I've been trying to solve this question, with no luck so far:
Let $X$ be a real linear space, and $\{\|\cdot \|_i\}_{i=1}^{n}$ family of norms on $X$. Let $f$ be a linear functional on $X$ such that for every $x\in X$: $f(x)\leq \max \|x\|_i$.
Prove that there are $t_1,...,t_n\geq0$ such that $\sum t_i=1$ and for every $x\in X$: $f(x)\leq\sum t_i \|x\|_i$.
I've been told that the best way to look at this questions is by separating $A=\mathop{\rm conv}\{(\|x\|_1-f(x),\ldots,\|x\|_n-f(x)):x\in X\}\subset \mathbb R^n$ with some other set.
It didn't do me much good to try this my own. My observations are that $A$ is obviously convex, and every point in $\{(\|x\|_1-f(x),\ldots,\|x|\|_n-f(x)):x\in X\}\$$ has at least one non-negative coordinate. $A$ isn't necessarily closed since $f$ isn't necessarily bounded with one specific norm (therefore not continuous), nor is opened. Don't know what separation theorem would do, and more than that - even if I could separate, all I'd get is $\varphi(A)\geq \gamma \geq \varphi(B)$ which would give me information about $\varphi(a)$ and not on $f$.
I thought it might be possible to prove that every point in a has at least one non-negative coordinate (is this even true?) and seperate from $\{(b_1,...,b_n):\forall i\:: b_i<0\}$
I'd love some tips/hints/guide/any thoughts actually.
Thanks a lot!
Feel free to read chunks of this answer until it gives you some new idea, then try to proceed on your own.
Notice that the thesis is the existence of $t_1,\dots,t_n\ge 0$ with $\sum t_i=1$ and such that $\sum t_i(\|x\|_i-f(x))\ge 0$.
Your idea of choosing $B:=\{(b_1,\dots,b_n):\forall i\ b_i<0\}$ is good: now $A$ and $B$ are two convex sets and if you can find a nontrivial functional $\phi$ which separates them (which means $\phi(a)\ge\phi(b)$ for any $a\in A$, $b\in B$) then you are done.
In fact, any nontrivial functional $\phi:\mathbb{R}^n\to\mathbb{R}$ has the form $\phi(x)=\sum_{i=1}^n t_i x_i$ (where not all the $t_i$'s are $0$), so in your case, since $0\in\overline{B}$, you get $\sum t_i(\|x\|_i-f(x))=\phi(a)\ge\phi(0)=0$ (where we have chosen $a:=(\|x\|_i-f(x))_i\in A$).

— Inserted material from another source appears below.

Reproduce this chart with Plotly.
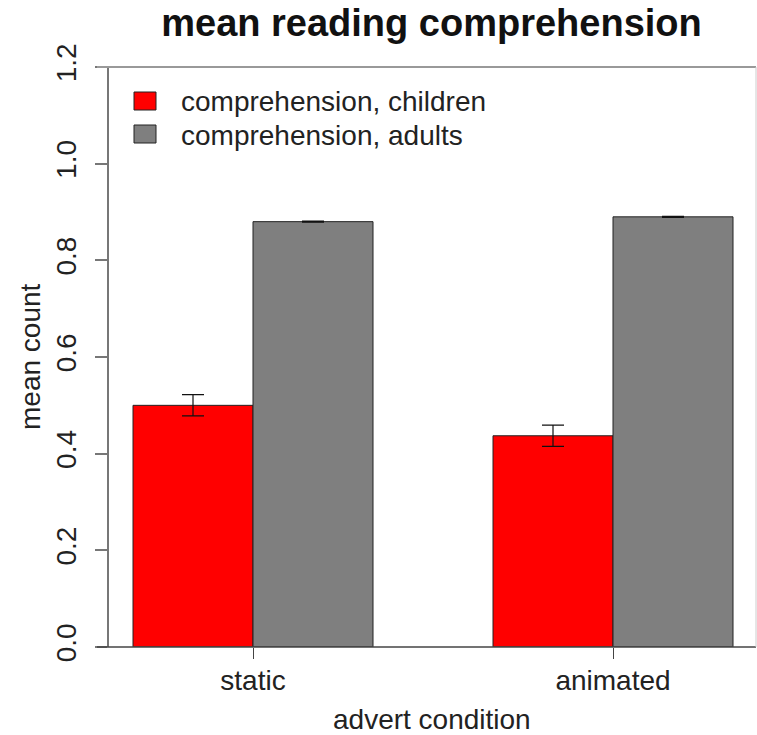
import plotly.graph_objects as go

categories = ["static", "animated"]
series_names = ["comprehension, children", "comprehension, adults"]
children_means = [0.500, 0.437]
children_err = [0.022, 0.022]
adults_means = [0.880, 0.890]
adults_err = [0.001, 0.001]
y_ticks = [0.0, 0.2, 0.4, 0.6, 0.8, 1.0, 1.2]
y_tick_labels = ["0.0", "0.2", "0.4", "0.6", "0.8", "1.0", "1.2"]

colors = ["#FF0000", "#7F7F7F"]
FONT = "Liberation Sans, Arial, sans-serif"
W, H = 757, 735
L, R, T = 109, 1, 67
B = H - 647
PW, PH = W - L - R, H - T - B

def px(x):
    # page pixel x -> paper
    return (x - L) / PW

def py(y):
    # page pixel y -> paper
    return (H - B - y) / PH

fig = go.Figure()
for name, vals, errs, col in [
    (series_names[0], children_means, children_err, colors[0]),
    (series_names[1], adults_means, adults_err, colors[1]),
]:
    fig.add_trace(go.Bar(
        x=categories, y=vals, name=name,
        marker=dict(color=col, line=dict(color="#222222", width=1)),
        error_y=dict(type="data", array=errs, visible=True,
                     color="#111111", thickness=1.2, width=11),
        showlegend=False,
    ))

shapes = [
    dict(type="line", xref="paper", yref="paper", x0=px(97), x1=1, y0=0, y1=0,
         line=dict(color="#444444", width=1.5)),
    dict(type="line", xref="paper", yref="paper", x0=px(97), x1=1, y0=1, y1=1,
         line=dict(color="#999999", width=2)),
    dict(type="line", xref="paper", yref="paper", x0=1, x1=1, y0=0, y1=1,
         line=dict(color="#cccccc", width=1)),
]
annotations = []
leg_rows = [101, 134]
for i, (name, col) in enumerate(zip(series_names, colors)):
    yc = leg_rows[i]
    shapes.append(dict(type="rect", xref="paper", yref="paper",
                       x0=px(134), x1=px(156), y0=py(yc - 9), y1=py(yc + 9),
                       fillcolor=col, line=dict(color="#222222", width=1)))
    annotations.append(dict(xref="paper", yref="paper", x=px(179), y=py(yc + 1),
                            text=name, showarrow=False, xanchor="left", yanchor="middle",
                            font=dict(family=FONT, size=28, color="#222222")))

annotations.append(dict(xref="paper", yref="paper", x=px(432), y=py(719),
                        text="advert condition", showarrow=False,
                        xanchor="center", yanchor="middle",
                        font=dict(family=FONT, size=28, color="#222222")))
annotations.append(dict(xref="paper", yref="paper", x=px(30), y=py(357),
                        text="mean count", showarrow=False, textangle=-90,
                        xanchor="center", yanchor="middle",
                        font=dict(family=FONT, size=28, color="#222222")))

fig.update_layout(
    width=W, height=H, autosize=False,
    margin=dict(l=L, r=R, t=T, b=B, pad=0),
    paper_bgcolor="white", plot_bgcolor="white",
    barmode="group", bargap=1/3, bargroupgap=0,
    title=dict(text="<b>mean reading comprehension</b>", x=431.5 / W, xref="container",
               xanchor="center", y=1 - 23 / H, yanchor="middle",
               font=dict(family=FONT, size=38, color="#111111")),
    font=dict(family=FONT, size=28, color="#222222"),
    shapes=shapes, annotations=annotations,
    showlegend=False,
)
fig.update_xaxes(type="category", range=[-0.4, 1 + (756 - 613) / 360],
                 showline=False, showgrid=False, zeroline=False,
                 ticks="outside", ticklen=11, tickcolor="#444444", tickwidth=1,
                 ticklabelstandoff=-3,
                 tickfont=dict(family=FONT, size=28, color="#222222"))
fig.update_yaxes(range=[0, 1.2], tickvals=y_ticks, ticktext=y_tick_labels,
                 tickangle=-90, showline=True, linecolor="#777777", linewidth=2,
                 showgrid=False, zeroline=False,
                 ticks="outside", ticklen=12, tickcolor="#777777", tickwidth=1.5,
                 ticklabelstandoff=8,
                 tickfont=dict(family=FONT, size=28, color="#222222"))

fig.write_html("out.html",
               config={"displayModeBar": False},
               post_script="document.body.style.margin='0px';document.body.style.overflow='hidden';")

Moreover, for any $i$, the vector $b:=(0,\dots,0,-1,0,\dots,0)$ having $-1$ as the $i$-th coordinate lies in $\overline{B}$, while $0\in A$ (just choose $x=0$!); thus $-t_i=\phi(b)\le\phi(0)=0$ and you obtain $t_i\ge 0$. Finally by rescaling your functional by a positive constant you may suppose $\sum t_i=1$ and the property $\forall x\ \sum t_i(\|x\|_i-f(x))\ge 0$ is obviously still true (it is invariant under rescaling), so you are finished!

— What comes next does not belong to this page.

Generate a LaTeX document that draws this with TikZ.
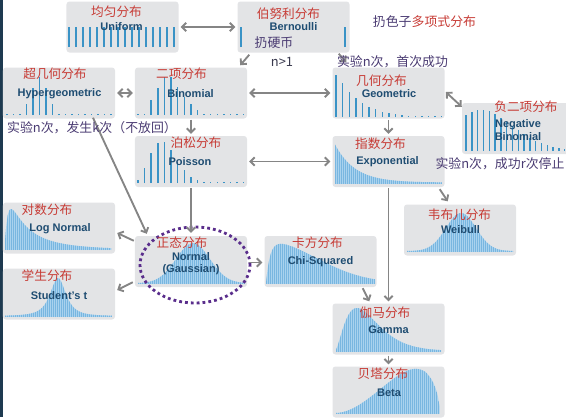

We are left to check the existence of a nontrivial functional $\phi$: here Hahn-Banach is your friend. You can verify the so-called first geometric form (separation of an open convex set from a convex set): $B$ is open and convex, while $A$ is convex. If we show that $A\cap B=\emptyset$, then all the hypotheses of this form of Hahn-Banach are satisfied and we are done.
Notice that we have not yet used the fact that $\|\cdot\|_i$ are norms. Suppose $y\in A\cap B$: as $y\in A$ there exist $\lambda_1,\dots,\lambda_m\ge 0$ such that $\sum_{j=1}^m \lambda_j=1$ and some $x_1,\dots,x_m\in X$ such that $y=\sum_{j=1}^m\lambda_j(\|x_j\|_i-f(x_j))_{i=1}^n$.
(By $(\|x_j\|_i-f(x_j))_{i=1}^n$ I mean the vector $(\|x_j\|_1-f(x_j),\dots,\|x_j\|_n-f(x_j))$ ).
So componentwise we have $$\forall i\ \sum_{j=1}^m\lambda_j(\|x_j\|_i-f(x_j))=y_i<0$$ (since $y\in B$). So $$\forall i\ f(\sum \lambda_j x_j)=\sum \lambda_j f(x_j)>\sum\lambda_j\|x_j\|_i\ge\|\sum \lambda_j x_j\|_i$$ (the last inequality comes from the properties of a norm) and if we put $x:=\sum \lambda_j x_j$ this chain of inequalities gives $\forall i\ f(x)>\|x\|_i$, which contradicts the hypothesis $f(x)\le\max\|x\|_i$. This contradiction proves that $A\cap B=\emptyset$.